Alexei Ledenev · Answer 12 · Sun Mar 24 2024 18:20:01 GMT+0800 (China Standard Time)

This can happen when a new node is attached to a GKE cluster for whatever reason: node upgrade, scale-up, health restart, etc.
In this case, node info is updated with some delay and the KubeIP can fail to assign a static IP to the node.
To overcome this issue, the KubeIP retries to assign a static IP for (RETRY_INTERVAL X RETRY_ATTEMPTS): 1m x 60 == 1h (by default; and this parameters can be configured)

So, if node network interface details are not updated when the KubeIP runs the first time, the KubeIP will retry again and again until it succeed or max retry attempts achieved.

@olivierboucher @ijozic @Pestilenciaa @vini-intenseye can you try to reproduce the issue, wait a few minutes and see if all nodes got a static IP assigned?

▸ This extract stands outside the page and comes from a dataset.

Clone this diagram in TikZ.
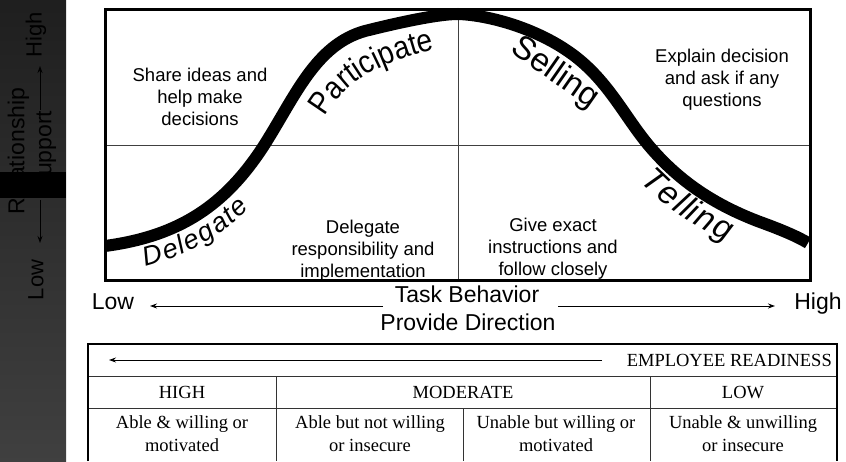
\documentclass[tikz,border=0pt]{standalone}
\usepackage{fontspec}
\setmainfont{Liberation Sans}
\newfontfamily\tablefont{Liberation Serif}
\newfontfamily\narrowfont[FakeStretch=0.88]{Liberation Sans}
\usetikzlibrary{arrows.meta,decorations.text}

\tikzset{
  quadtext/.style={align=center, inner sep=0pt, font=\fontsize{18.5}{22}\selectfont},
  tabtext/.style={align=center, inner sep=0pt, font=\tablefont\fontsize{18.5}{23}\selectfont},
  axistext/.style={inner sep=0pt, font=\fontsize{23}{28}\selectfont},
  striptext/.style={rotate=90, inner sep=0pt, align=center, font=\fontsize{23}{27}\selectfont},
  thinarrow/.style={line width=0.9pt, -{Stealth[length=7pt,width=5pt]}},
  tabline/.style={line width=0.8pt, color=black!80},
}

\begin{document}
\begin{tikzpicture}[x=1pt, y=1pt]
			%%%%% START %%%%%
			\useasboundingbox (0,0) rectangle (846,461);
			
			% dark strip on the left
			\shade[top color=black!88, bottom color=black!75] (0,0) rectangle (66,461);
			\fill[black] (0,263) rectangle (66,289);
			\node[striptext] (rel) at (32,310) {Relationship\\Support};
			\node[striptext, font=\fontsize{22}{26}\selectfont] (highy) at (36,426) {High};
			\node[striptext, font=\fontsize{22}{26}\selectfont] (lowy) at (36,181) {Low};
			\coordinate (upa) at (40,351);
			\coordinate (upb) at (40,395);
			\coordinate (dna) at (40,261);
			\coordinate (dnb) at (40,218);
			\draw[thinarrow] (upa) -- (upb);
			\draw[thinarrow] (dna) -- (dnb);
			
			% quadrants
			\draw[line width=1pt, color=black!75] (458,180) -- (458,451);
			\draw[line width=1pt, color=black!75] (105,315) -- (810,315);
			
			\node[quadtext] (share) at (200,364) {Share ideas and\\help make\\decisions};
			\node[quadtext] (deleg) at (363,210) {Delegate\\responsibility and\\implementation};
			\node[quadtext] (expl) at (722,381) {Explain decision\\and ask if any\\questions};
			\node[quadtext] (give) at (553,212) {Give exact\\instructions and\\follow closely};
			
			% the curve
			\draw[line width=12pt] (105,215) .. controls (180,225) and (225,256) .. (263,314)
			  .. controls (295,364) and (315,416) .. (365,430)
			  .. controls (405,440) and (440,447) .. (458,447)
			  .. controls (490,446) and (545,431) .. (582,399)
			  .. controls (612,373) and (627,341) .. (650,314)
			  .. controls (680,279) and (715,256) .. (760,239)
			  .. controls (785,230) and (800,223) .. (808,218);
			
			% labels on the curve
			\path[decorate, decoration={text along path, raise=-28pt, text align={left indent=33pt},
			  text={|\itshape\fontsize{27}{27}\selectfont|Delegate}}]
			  (105,215) .. controls (180,225) and (225,256) .. (263,314);
			\path[decorate, decoration={text along path,
			  text={|\narrowfont\fontsize{32}{32}\selectfont|Participate}}]
			  (325,344) .. controls (343,375) and (372,398) .. (444,414);
			\path[decorate, decoration={text along path,
			  text={|\fontsize{33}{33}\selectfont|Selling}}]
			  (509,409) .. controls (538,389) and (568,368) .. (598,347);
			\path[decorate, decoration={text along path, raise=-31pt, text align={left indent=16pt},
			  text={|\itshape\fontsize{33}{33}\selectfont|Telling}}]
			  (650,314) .. controls (680,279) and (715,256) .. (760,239)
			  .. controls (785,230) and (800,223) .. (808,218);
			
			\draw[line width=3pt] (105,180) rectangle (810,451);
			
			% task behavior axis
			\node[axistext, anchor=base] (lowx) at (113,151) {Low};
			\node[axistext, anchor=base] (highx) at (818,151) {High};
			\node[axistext, anchor=base] (taskb) at (467,159) {Task Behavior};
			\node[axistext, anchor=base] (provd) at (468,131) {Provide Direction};
			\coordinate (lxa) at (383,155);
			\coordinate (lxb) at (150,155);
			\coordinate (rxa) at (558,155);
			\coordinate (rxb) at (775,155);
			\draw[thinarrow] (lxa) -- (lxb);
			\draw[thinarrow] (rxa) -- (rxb);
			
			% readiness table
			\draw[tabline] (88,85) -- (837,85);
			\draw[tabline] (88,53) -- (837,53);
			\draw[tabline] (276,85) -- (276,0);
			\draw[tabline] (463,53) -- (463,0);
			\draw[tabline] (650,85) -- (650,0);
			\draw[line width=2pt] (88,0) -- (88,117) -- (837,117) -- (837,0);
			
			\node[tabtext, anchor=base east] (ready) at (832,95) {EMPLOYEE READINESS};
			\coordinate (ra) at (602,101);
			\coordinate (rb) at (109,101);
			\draw[thinarrow] (ra) -- (rb);
			
			\node[tabtext, anchor=base] (hi) at (182,63) {HIGH};
			\node[tabtext, anchor=base] (mod) at (463,63) {MODERATE};
			\node[tabtext, anchor=base] (lo) at (743,63) {LOW};
			
			\node[tabtext] (c1) at (182,27) {Able \& willing or\\motivated};
			\node[tabtext] (c2) at (370,27) {Able but not willing\\or insecure};
			\node[tabtext] (c3) at (556,27) {Unable but willing or\\motivated};
			\node[tabtext] (c4) at (743,27) {Unable \& unwilling\\or insecure};
			%%%%% END %%%%%
\end{tikzpicture}
\end{document}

If not, please attach the KubeIP logs from problematic nodes.

Alexei Ledenev · Answer 13 · Wed Mar 27 2024 23:49:59 GMT+0800 (China Standard Time)

#138 fixes this issue too

Tested with:

manual delete node - static address released and new node added taking released address
cluster resize - resize cluster (scale up and down); everything works as expected

Closing this issue for now. If you can reproduce it with the latest version, please reopen it and describe the process for reproducing it.